Avançando na justificativa da Lei, lemos que “de acordo com o Padre Júlio Lancelloti, da Pastoral do Povo de Rua, a crise econômica se agravou, o desemprego disparou, a inflação subiu e, nesse período, a política pública para essa população continuou a mesma“.
É verdade, seu padre. Mas também continuaram na mesma o gasto público excessivo que gera a inflação que joga os pobres na rua, para não falar do Pacto Ouroboros que força as pessoas a nascerem sob a maldição deste mundo. O senhor padre e a sua igreja já fizeram a sua parte para conscientizar as autoridades e o público em geral a respeito, ou preferem, como os governos, que o problema continue e piore indefinidamente, de modo que suas respectivas ocupações estejam garantidas?
Por fim se fala da criminalização da “aporofobia”, que é basicamente o medo de pobre. Este é um neologismo cunhado por uma filósofa chamada Adela Cortina. Não tenho problemas com neologismos. Mas é necessário criminalizar medos, quando as ações de violência e agressão de todos os modos já são tipificados no Código Penal? Gostaria que a filósofa explicasse o sentido de se classificar um medo humano como crime. Aliás, mesmo a criminalização do ódio requer explicação, se você pensar bem, friamente, desde que se faça a distinção entre o que é o ódio como sentimento que é propriedade da instância individual da consciência humana, e o que é uma ação ou manifestação gerada a partir do ódio.
Em suma, me parece que além do lixo de sempre, que é o aumento da burocracia e a disseminação da guerra de classes, a idéia do governo é cadastrar toda a população no seu sistema.
Falando dos fatos, a causa remota mais poderosa que produz a situação dos moradores de rua é o Pecado Original, o Pacto Ouroboros. Quem se abstém de participar desse primeiro crime dispensa todos os seus possíveis descendentes de viver neste tipo de situação. Essa é a solução mais poderosa, sempre: a imitação de Cristo.
Por que os socialistas e padres, tão interessados no combate à pobreza e à miséria, não divulgam a libertação da descendência como idéia cristã e humanitária?

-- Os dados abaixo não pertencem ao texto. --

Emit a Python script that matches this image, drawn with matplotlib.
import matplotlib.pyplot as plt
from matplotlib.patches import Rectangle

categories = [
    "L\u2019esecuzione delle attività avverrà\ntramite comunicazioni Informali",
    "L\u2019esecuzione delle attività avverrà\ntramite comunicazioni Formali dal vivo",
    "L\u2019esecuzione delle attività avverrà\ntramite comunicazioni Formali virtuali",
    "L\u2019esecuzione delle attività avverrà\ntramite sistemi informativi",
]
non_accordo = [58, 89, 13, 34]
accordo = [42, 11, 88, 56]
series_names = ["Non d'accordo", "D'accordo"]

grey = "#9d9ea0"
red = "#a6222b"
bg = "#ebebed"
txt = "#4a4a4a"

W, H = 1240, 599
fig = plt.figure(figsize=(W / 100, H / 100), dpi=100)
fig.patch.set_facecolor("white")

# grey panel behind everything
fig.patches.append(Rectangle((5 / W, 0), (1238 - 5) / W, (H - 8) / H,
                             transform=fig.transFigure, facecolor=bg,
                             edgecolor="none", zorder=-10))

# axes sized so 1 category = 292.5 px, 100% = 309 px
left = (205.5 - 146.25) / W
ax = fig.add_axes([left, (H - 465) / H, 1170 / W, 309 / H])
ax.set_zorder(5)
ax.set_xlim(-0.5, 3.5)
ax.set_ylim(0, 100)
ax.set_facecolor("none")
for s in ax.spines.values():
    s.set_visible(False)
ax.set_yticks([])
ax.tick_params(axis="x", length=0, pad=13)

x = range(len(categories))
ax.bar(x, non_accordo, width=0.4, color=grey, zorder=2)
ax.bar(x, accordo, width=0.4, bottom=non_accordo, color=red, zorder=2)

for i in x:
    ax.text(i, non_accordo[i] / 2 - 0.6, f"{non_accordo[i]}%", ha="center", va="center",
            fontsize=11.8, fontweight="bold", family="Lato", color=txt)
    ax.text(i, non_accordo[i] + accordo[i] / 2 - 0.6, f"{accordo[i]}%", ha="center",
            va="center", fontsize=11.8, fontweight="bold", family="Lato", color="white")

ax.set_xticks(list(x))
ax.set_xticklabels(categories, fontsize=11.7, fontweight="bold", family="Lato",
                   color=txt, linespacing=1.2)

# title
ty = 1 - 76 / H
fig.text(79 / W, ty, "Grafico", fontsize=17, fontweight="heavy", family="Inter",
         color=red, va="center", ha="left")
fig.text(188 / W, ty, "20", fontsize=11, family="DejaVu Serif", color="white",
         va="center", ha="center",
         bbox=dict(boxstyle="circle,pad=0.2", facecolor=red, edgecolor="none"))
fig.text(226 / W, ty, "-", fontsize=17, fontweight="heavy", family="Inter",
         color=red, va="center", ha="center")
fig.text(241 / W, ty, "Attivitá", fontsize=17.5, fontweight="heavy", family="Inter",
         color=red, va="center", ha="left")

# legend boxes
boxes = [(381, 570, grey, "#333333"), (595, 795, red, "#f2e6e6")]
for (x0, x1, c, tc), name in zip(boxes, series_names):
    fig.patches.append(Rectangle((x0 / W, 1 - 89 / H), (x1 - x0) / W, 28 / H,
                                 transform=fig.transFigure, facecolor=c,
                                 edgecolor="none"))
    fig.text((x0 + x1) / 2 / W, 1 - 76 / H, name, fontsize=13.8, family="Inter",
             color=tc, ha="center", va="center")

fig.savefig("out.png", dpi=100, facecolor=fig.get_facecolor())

Porque não podem, porque fazem parte da escravidão das futuras gerações aos seus próprios interesses políticos e religiosos.
Essa é a questão.
As causas mais próximas que produzem a situação dos moradores de rua são as econômicas, onde o governo ajudaria muito se não sobrecarregasse a população mais carente com o abusivo imposto inflacionário, além de questões diversas como: acidentes, doenças mentais, abuso de álcool e/ou drogas, e desentendimentos familiares, principalmente separação de casais e abandono de menores.
Até onde eu sei, por já ter pesquisado algo do assunto antes, o que o morador de rua mais precisa, além de abrigo obviamente, é dinheiro (mais do que comida), segurança para manter sua propriedade privada, e acesso roupas limpas e secas, principalmente meias.
Imagino que se o governo quisesse mesmo ajudar a esta população, ao invés de criar soluções inchadas e impossíveis, poderia atacar essas questões específicas com o financiamento da iniciativa privada.
Mas quem sou eu diante da intelligentsia nacional?